The Environmental Protection Agency announced yesterday job changes by seven senior career employes, including three of the highest-ranking officials in the Superfund and hazardous-waste disposal programs.

Administrator Lee M. Thomas said the unusual swaps were designed to infuse "new blood and fresh ideas" into the agency's programs. But the management overhaul was greeted with skepticism by industry representatives and environmentalists, who called it "ill-timed" and warned that it could hamper the agency's ability to meet its expanded responsibilities for toxic waste.
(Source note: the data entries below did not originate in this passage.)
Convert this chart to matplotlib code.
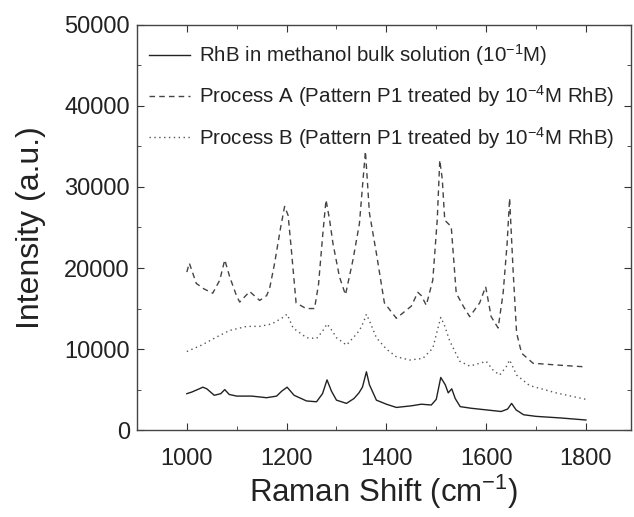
import numpy as np
import matplotlib
matplotlib.use("Agg")
import matplotlib.pyplot as plt
from matplotlib.ticker import MultipleLocator

plt.rcParams['font.family'] = ['Liberation Sans', 'DejaVu Sans']
plt.rcParams['mathtext.fontset'] = 'custom'
plt.rcParams['mathtext.rm'] = 'Liberation Sans'
plt.rcParams['mathtext.it'] = 'Liberation Sans'

# RhB in methanol bulk solution
bulk_x = [1000, 1010, 1025, 1032, 1040, 1055, 1068, 1076, 1085, 1100, 1130, 1160, 1180, 1190, 1201,
          1215, 1240, 1260, 1272, 1281, 1290, 1300, 1320, 1335, 1345, 1352, 1360, 1366, 1380,
          1400, 1420, 1450, 1470, 1490, 1500, 1509, 1518, 1524, 1531, 1538, 1548, 1570, 1600,
          1630, 1643, 1651, 1660, 1675, 1700, 1750, 1800]
bulk_y = [4500, 4700, 5100, 5300, 5100, 4300, 4500, 5000, 4400, 4200, 4200, 4000, 4200, 4800, 5300,
          4300, 3600, 3500, 4500, 6200, 4800, 3700, 3300, 3900, 4600, 5300, 7200, 5600, 3700,
          3200, 2800, 3000, 3200, 3100, 3800, 6500, 5600, 4600, 5100, 3900, 2900, 2700, 2500,
          2300, 2600, 3300, 2500, 1900, 1700, 1500, 1250]

# Process A (Pattern P1 treated by 1e-4 M RhB)
proc_a_x = [1000, 1005, 1019, 1035, 1052, 1066, 1076, 1086, 1100, 1106, 1126, 1146, 1160, 1166, 1176,
            1188, 1196, 1203, 1209, 1219, 1239, 1256, 1264, 1273, 1279, 1286, 1293, 1306, 1318,
            1333, 1346, 1352, 1358, 1366, 1380, 1396, 1420, 1436, 1450, 1463, 1470, 1480, 1493,
            1502, 1507, 1512, 1517, 1530, 1540, 1555, 1567, 1587, 1599, 1610, 1624, 1634, 1642,
            1647, 1654, 1661, 1671, 1694, 1750, 1800]
proc_a_y = [19500, 20600, 18100, 17400, 16900, 18500, 21000, 18900, 16500, 15800, 17100, 16000, 16600,
            17500, 20600, 25000, 27600, 26500, 22600, 15700, 15000, 15000, 18000, 24500, 28400, 26000,
            23000, 18900, 16700, 21000, 25500, 30000, 34400, 26800, 21800, 15700, 13800, 14600, 15300,
            17000, 16600, 15400, 18500, 26000, 33300, 31000, 25900, 25100, 16900, 15200, 14000, 15700,
            17700, 14000, 12600, 16900, 23000, 28600, 19700, 12000, 9500, 8250, 8000, 7800]

# Process B (Pattern P1 treated by 1e-4 M RhB)
proc_b_x = [1000, 1030, 1060, 1086, 1120, 1146, 1170, 1190, 1201, 1213, 1240, 1260, 1272, 1281,
            1292, 1300, 1320, 1335, 1346, 1354, 1360, 1368, 1380, 1400, 1420, 1447, 1473, 1493,
            1503, 1509, 1516, 1527, 1547, 1567, 1590, 1600, 1614, 1627, 1640, 1647, 1661, 1687,
            1740, 1800]
proc_b_y = [9700, 10500, 11500, 12300, 12800, 12800, 13100, 13800, 14300, 12600, 11400, 11300, 12200,
            13100, 12200, 11400, 10500, 11500, 12300, 13300, 14300, 13200, 11400, 10000, 9050, 8650,
            8850, 10100, 12500, 13900, 13000, 11000, 8500, 7900, 8300, 8500, 7400, 6800, 7800, 8650,
            6800, 5500, 4600, 3800]

labels = [r'RhB in methanol bulk solution (10$^{-1}$M)',
          r'Process A (Pattern P1 treated by 10$^{-4}$M RhB)',
          r'Process B (Pattern P1 treated by 10$^{-4}$M RhB)']

fig = plt.figure(figsize=(6.34, 5.17), dpi=100)
ax = fig.add_axes([0.216, 0.168, 0.779, 0.784])

ax.plot(bulk_x, bulk_y, color='#222222', lw=1.0, ls='-', label=labels[0])
ax.plot(proc_a_x, proc_a_y, color='#444444', lw=1.0, ls=(0, (4, 3)), label=labels[1])
ax.plot(proc_b_x, proc_b_y, color='#555555', lw=1.0, ls=(0, (1, 2.5)), label=labels[2])

ax.set_xlim(900, 1890)
ax.set_ylim(0, 50000)
ax.xaxis.set_major_locator(MultipleLocator(200))
ax.xaxis.set_minor_locator(MultipleLocator(100))
ax.yaxis.set_major_locator(MultipleLocator(10000))
ax.yaxis.set_minor_locator(MultipleLocator(5000))
ax.tick_params(which='both', direction='in', top=True, right=True, colors='#333333',
               labelcolor='#222222', labelsize=17)
ax.tick_params(which='major', length=5, pad=5)
ax.tick_params(which='minor', length=3)
ax.tick_params(axis='x', which='major', pad=13)
for s in ax.spines.values():
    s.set_color('#444444')
    s.set_linewidth(1.0)

ax.set_xlabel(r'Raman Shift (cm$^{-1}$)', fontsize=22.5, color='#222222', labelpad=2)
ax.set_ylabel('Intensity (a.u.)', fontsize=23, color='#222222', labelpad=13)

leg = ax.legend(loc='upper left', bbox_to_anchor=(0.0, 0.988), frameon=False, fontsize=14.8,
                handlelength=2.0, labelspacing=0.75, borderaxespad=0.2, handletextpad=0.4)
for t in leg.get_texts():
    t.set_color('#222222')

fig.savefig('out.png', dpi=100)
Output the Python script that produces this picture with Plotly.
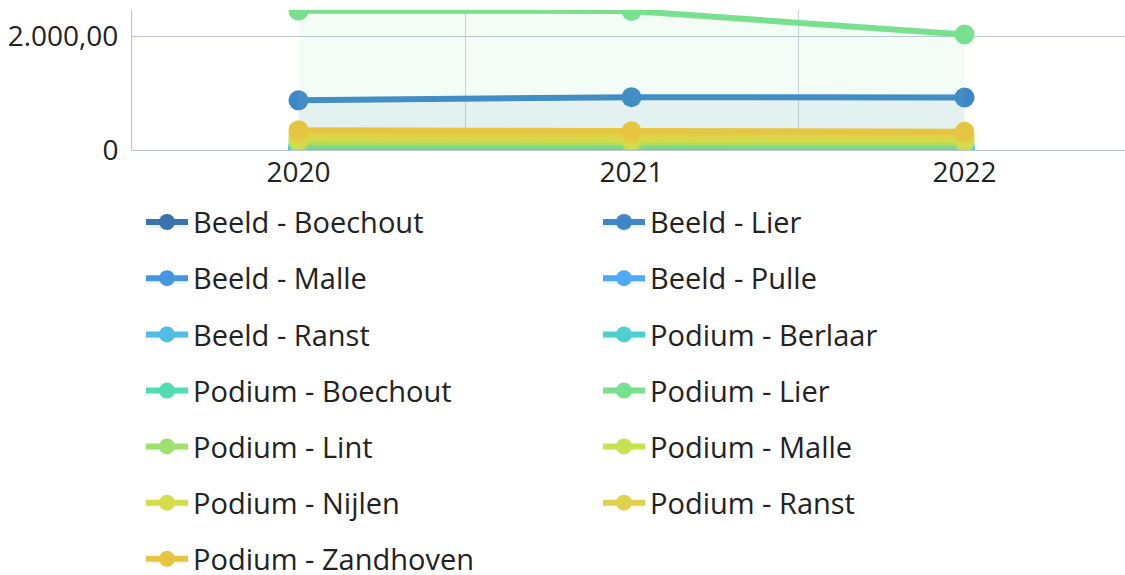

The job switches, which will be phased in over the next three months, include:

* John Skinner, director of the Office of Solid Waste, will move to the agency's research division. His deputy, Mike Cook, will head the drinking-water program. The Office of Solid Waste enforces federal toxic-waste disposal laws and was given major new duties when Congress rewrote the law last year. The drinking-water program is expected to get expanded duties this year.

* Bill Hedeman, who has headed the Superfund office nearly as long as Superfund has been in existence, will be transferred to the water division, swapping jobs with Henry Longest, who has been acting head of the agency's water programs. The changes in the Superfund program come as Congress is debating a major expansion of the toxic-waste cleanup law.

* Vic Kimm, director of drinking-water programs, will assume new duties in the Office of Pesticides and Toxic Substances. He will replace Marcia Williams, who will move over to Skinner's job in the solid waste office.

* Ron Brand, a member of the policy staff, will take a new post -- director of programs to control leaking underground storage tanks.

The changes in the Superfund and hazardous-waste offices come a day after the Senate confirmed J. Winston Porter as head of that division and will leave open Cook's job as deputy director of hazardous-waste disposal.

In a memorandum to the agency's employes, Thomas said he thinks that the changes would "help bring valuable cross-media perspectives to our decision making."

But some outside the agency took a dim view of the latest game of musical chairs. "From my neck of the woods, it means that the people who know the most about the regulatory program will not be there to run it," said David Linnett of the Environmental Defense Fund. "There won't be any institutional expertise. Who's going to brief whom?"